Once you have prayed for someone, there is a bond created. I think that is how the Lord strengthens the love his people have, one for the other. He moves us to pray for each other and, once we have, that kind concern is marked indelibly on our hearts. 

Revival for our community, for our country, for our world, has to be willed by God. But we surely have a part to play in readying ourselves for it. It is not a small thing we are asking for, and so we should not behave as though it is. God has shown us that he is listening. The waiting is not a divine refusal, but evidence that he hears, and wants to hear more.

Words are easily spent. I have prayed for revival, really meaning it, but more often than not I have prayed the words to fill a silence. That isn’t what God wants; and it shames me to admit that’s what I give him. He wants the earnestness of heart I bring to supplication which directly affects me; that is how I should be petitioning the Lord for our community.

It’s exhausting being concerned for people who have no thought of their own spiritual welfare. A few months ago, I heard this mentioned in a sermon as one of the things that can  wear the Christian down in their own walk. And it’s true. I can testify to the frustration and even heart-break of trying to bring Christ before people who still want to spit in his face.
They pretend it’s all part of this relentless march towards freedom and tolerance, but it’s really their own bigotry dressed up in fancy clothes.

You can become so acquainted with that mindset as to despair that revival is even possible when no one will have this Jesus to be king over them. But that’s no attitude for a Christian. He wants us to be community-minded, and to pray and pray and pray for these people until all hope is gone.

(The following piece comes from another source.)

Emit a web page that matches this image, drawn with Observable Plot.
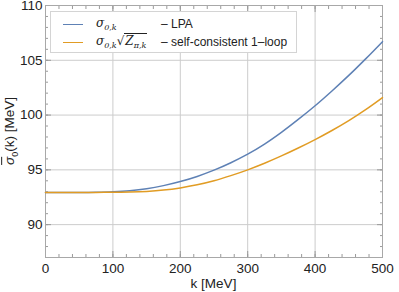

Jesus is the ultimate lesson in hoping against hope. When the two disciples on the road to Emmaus were filled with despair because the man they thought would be the Redeemer had died a common criminal’s death, what happened? The Lord himself appeared and reminded them how essential all those hardships had been to the fulfilment of his plan. And his resurrection surely reminds us that he is hope in a hopeless situation.

 He understands loss of hope. And he restores it like no one else can.